Autre illusion, celle de vouloir se contenter de forces spéciales en diminuant drastiquement les forces classiques. C’est bien à partir des unités « conventionnelles » qu’une défense peut se doter de forces spéciales. Elles en sont à la fois le réservoir naturel mais aussi la garantie de pouvoir tenir dans la durée. Et par ailleurs, avec la professionnalisation, le niveau global des forces, qu’elles soient terrestres, maritimes ou aériennes, n’a cessé de progresser, rehaussant de ce fait les capacités des forces spéciales.
Il y a cependant quelques chapitres intéressants notamment sur le Rafale et les Bases de défense. Pour le premier, si l’on peut regretter l’absence de succès à l’exportation, il faut bien admettre que l’avion est largement supérieur à son concurrent jumeau direct, l’Eurofighter, et que jusqu’à preuve du contraire, il a largement fait ses preuves en opération et dans des conditions autrement plus exigeantes que la police du ciel.
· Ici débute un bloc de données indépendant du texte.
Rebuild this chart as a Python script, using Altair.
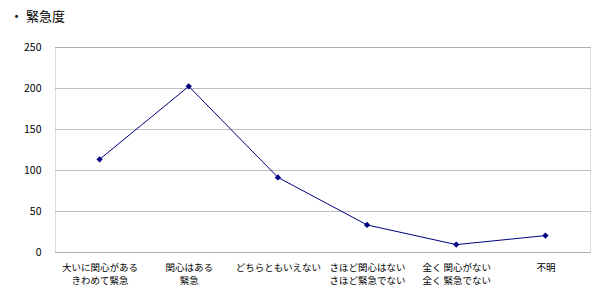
import altair as alt
import pandas as pd

categories = [
    "大いに関心がある\nきわめて緊急",
    "関心はある\n緊急",
    "どちらともいえない",
    "さほど関心はない\nさほど緊急でない",
    "全く 関心がない\n全く 緊急でない",
    "不明",
]
values = [113, 202, 91, 33, 9, 20]
title_text = "・ 緊急度"
y_ticks = [0, 50, 100, 150, 200, 250]

df = pd.DataFrame({"cat": categories, "val": values, "order": list(range(len(categories)))})

font = "Noto Sans CJK JP"

base = alt.Chart(df).encode(
    x=alt.X(
        "cat:N",
        sort=categories,
        scale=alt.Scale(type="point", padding=0.5),
        axis=alt.Axis(
            title=None,
            labelAngle=0,
            ticks=False,
            domain=False,
            grid=False,
            labelExpr="split(datum.label, '\\n')",
            labelFont=font,
            labelFontSize=9.5,
            labelColor="black",
            labelPadding=10,
            labelLineHeight=13.5,
        ),
    ),
    y=alt.Y(
        "val:Q",
        scale=alt.Scale(domain=[0, 250], nice=False),
        axis=alt.Axis(
            title=None,
            values=y_ticks,
            ticks=False,
            domain=False,
            grid=True,
            gridColor="#808080",
            gridWidth=1,
            gridDash=[1, 1],
            labelFont=font,
            labelFontSize=10.5,
            labelColor="black",
            labelPadding=14,
        ),
    ),
    order="order:Q",
)

line = base.mark_line(color="#000080", strokeWidth=1)
pts = base.mark_point(shape="diamond", filled=True, color="#000080", size=40, opacity=1)

chart = (
    alt.layer(line, pts)
    .properties(
        width=535,
        height=205,
        autosize=alt.AutoSizeParams(type="none"),
        padding={"left": 55, "top": 47, "right": 22, "bottom": 43},
        title=alt.TitleParams(
            title_text,
            anchor="start",
            frame="group",
            dx=-45,
            offset=18,
            font=font,
            fontSize=13,
            fontWeight="normal",
            color="black",
        ),
    )
    .configure_view(stroke="black", strokeWidth=1)
    .configure(background="white")
)

chart.save("out.html", embed_options={"renderer": "svg", "actions": False})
Le dossier est donc plus complexe et méritera un travail fouillé prenant en compte tous les aspects de ce dossier structurant. Pour le second sujet, oui, les Bases de défense sont des « usines à gaz » qui fonctionnent difficilement au détriment des hommes et des femmes de la défense, contraints de subir depuis des décennies de multiples réformes dont ils n’ont pas la maîtrise.
En effet, la véritable question n’est pas d’ordre militaire mais bien d’ordre politique. Quelle ambition et quels moyens pour la défense française ? La réponse n’appartient pas aux militaires mais aux politiques. Et quand l’auteur suggère de regarder les modèles britanniques et allemands, il néglige les propres leçons de ces deux pays. Londres se rend compte désormais que son instrument de défense a été fragilisé pour de nombreuses années avec des choix idéologiques de privatisation et de partenariat public-privé systématiques coûteux et marqués par les engagements en Irak et en Afghanistan. Quant à Berlin, si le modèle technique semble garant d’efficacité et de rigueur budgétaire, il est difficile de croire désormais à de vraies ambitions militaires, à part le soutien déterminé à une industrie d’armement en pleine expansion grâce aux exportations.
Au final, « l’enquête sans concessions » n’est qu’un procès à charge mal conduit et mélangeant l’accessoire et l’essentiel. À charge, donc partial ! À force de vouloir démontrer une thèse unique, celle d’une défense gaspillant sciemment l’argent du contribuable, l’auteur a hélas raté un travail qui aurait pu être passionnant.